## Problem description
Exact reproduction is required for the lines bounded by the one containing "What matplotlib code" and the one containing "ax = fig.add_axes([0, 0, 1, 1])", both bounds included. Print them without any pictures.

=== Recorded data ===

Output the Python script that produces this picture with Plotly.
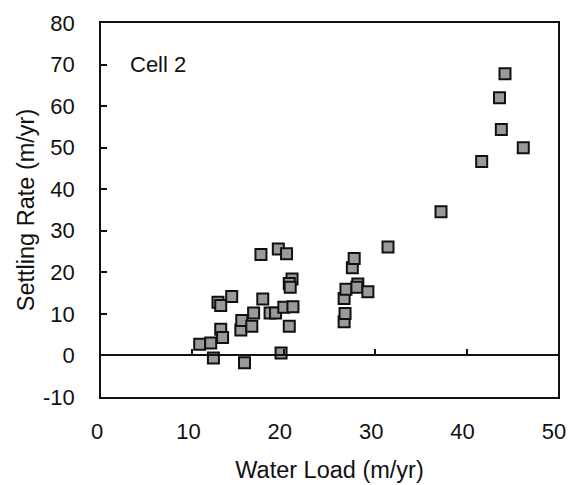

===
=== Recorded data ===

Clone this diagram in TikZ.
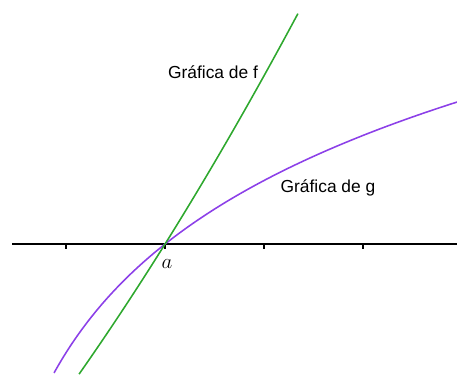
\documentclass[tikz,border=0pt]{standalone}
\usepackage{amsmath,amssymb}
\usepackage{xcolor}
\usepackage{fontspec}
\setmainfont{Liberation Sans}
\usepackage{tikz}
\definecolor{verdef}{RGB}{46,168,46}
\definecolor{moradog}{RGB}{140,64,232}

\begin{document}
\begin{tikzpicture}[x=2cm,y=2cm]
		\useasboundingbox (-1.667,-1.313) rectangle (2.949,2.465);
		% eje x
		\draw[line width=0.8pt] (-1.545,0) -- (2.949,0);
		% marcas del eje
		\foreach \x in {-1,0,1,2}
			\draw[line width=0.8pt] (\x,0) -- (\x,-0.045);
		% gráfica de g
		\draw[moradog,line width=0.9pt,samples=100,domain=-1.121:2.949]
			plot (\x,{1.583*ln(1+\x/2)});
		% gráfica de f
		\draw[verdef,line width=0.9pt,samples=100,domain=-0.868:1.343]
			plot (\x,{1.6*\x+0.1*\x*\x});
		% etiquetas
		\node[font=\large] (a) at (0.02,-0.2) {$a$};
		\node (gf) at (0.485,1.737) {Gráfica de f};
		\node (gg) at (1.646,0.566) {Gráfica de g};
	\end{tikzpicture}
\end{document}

===
=== Recorded data ===

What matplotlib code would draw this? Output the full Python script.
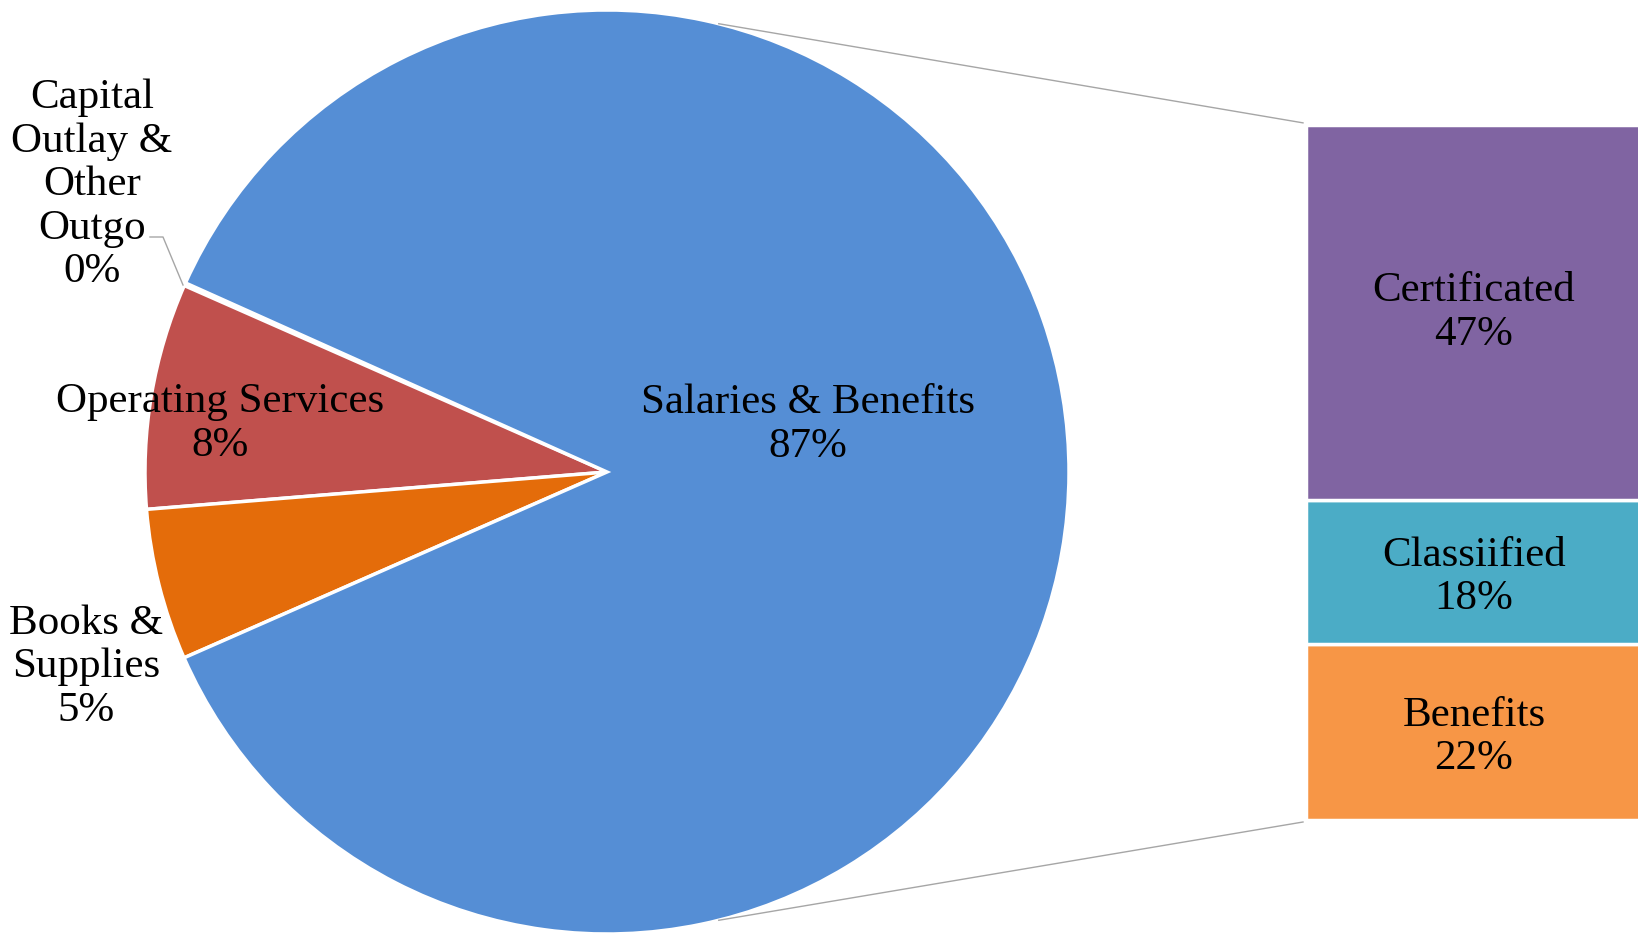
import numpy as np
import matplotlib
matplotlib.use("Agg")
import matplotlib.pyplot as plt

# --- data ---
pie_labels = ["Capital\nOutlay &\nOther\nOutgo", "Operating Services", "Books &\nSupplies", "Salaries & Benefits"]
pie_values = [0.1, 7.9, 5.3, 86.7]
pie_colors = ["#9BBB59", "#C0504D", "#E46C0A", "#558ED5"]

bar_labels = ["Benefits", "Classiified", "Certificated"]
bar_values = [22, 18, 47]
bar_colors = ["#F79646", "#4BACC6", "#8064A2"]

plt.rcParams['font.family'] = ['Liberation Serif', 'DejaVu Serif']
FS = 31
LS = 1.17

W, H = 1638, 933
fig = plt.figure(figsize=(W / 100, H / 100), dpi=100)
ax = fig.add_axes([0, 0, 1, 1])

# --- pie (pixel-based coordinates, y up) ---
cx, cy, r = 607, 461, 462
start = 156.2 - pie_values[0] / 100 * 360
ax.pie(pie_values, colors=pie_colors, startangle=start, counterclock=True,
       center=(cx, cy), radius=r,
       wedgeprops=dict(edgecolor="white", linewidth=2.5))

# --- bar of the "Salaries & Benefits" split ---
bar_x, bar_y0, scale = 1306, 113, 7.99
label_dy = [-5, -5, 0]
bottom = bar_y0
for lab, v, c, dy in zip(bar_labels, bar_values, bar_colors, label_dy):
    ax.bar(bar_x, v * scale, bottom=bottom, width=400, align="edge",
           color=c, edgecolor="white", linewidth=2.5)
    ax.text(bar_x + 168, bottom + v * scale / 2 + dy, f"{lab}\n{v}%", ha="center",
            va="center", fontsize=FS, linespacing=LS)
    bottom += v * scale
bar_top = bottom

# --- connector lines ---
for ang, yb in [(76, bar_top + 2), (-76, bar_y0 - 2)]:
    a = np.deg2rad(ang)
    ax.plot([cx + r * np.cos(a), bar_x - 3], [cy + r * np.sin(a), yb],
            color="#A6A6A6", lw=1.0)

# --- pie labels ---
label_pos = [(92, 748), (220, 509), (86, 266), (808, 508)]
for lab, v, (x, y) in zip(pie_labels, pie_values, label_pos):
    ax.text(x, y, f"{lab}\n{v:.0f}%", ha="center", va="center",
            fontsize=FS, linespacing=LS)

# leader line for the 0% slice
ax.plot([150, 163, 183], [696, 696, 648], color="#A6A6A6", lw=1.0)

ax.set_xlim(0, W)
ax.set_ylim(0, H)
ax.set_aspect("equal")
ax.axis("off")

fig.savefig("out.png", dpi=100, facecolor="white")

===

## The completed task
What matplotlib code would draw this? Output the full Python script.
import numpy as np
import matplotlib
matplotlib.use("Agg")
import matplotlib.pyplot as plt

# --- data ---
pie_labels = ["Capital\nOutlay &\nOther\nOutgo", "Operating Services", "Books &\nSupplies", "Salaries & Benefits"]
pie_values = [0.1, 7.9, 5.3, 86.7]
pie_colors = ["#9BBB59", "#C0504D", "#E46C0A", "#558ED5"]

bar_labels = ["Benefits", "Classiified", "Certificated"]
bar_values = [22, 18, 47]
bar_colors = ["#F79646", "#4BACC6", "#8064A2"]

plt.rcParams['font.family'] = ['Liberation Serif', 'DejaVu Serif']
FS = 31
LS = 1.17

W, H = 1638, 933
fig = plt.figure(figsize=(W / 100, H / 100), dpi=100)
ax = fig.add_axes([0, 0, 1, 1])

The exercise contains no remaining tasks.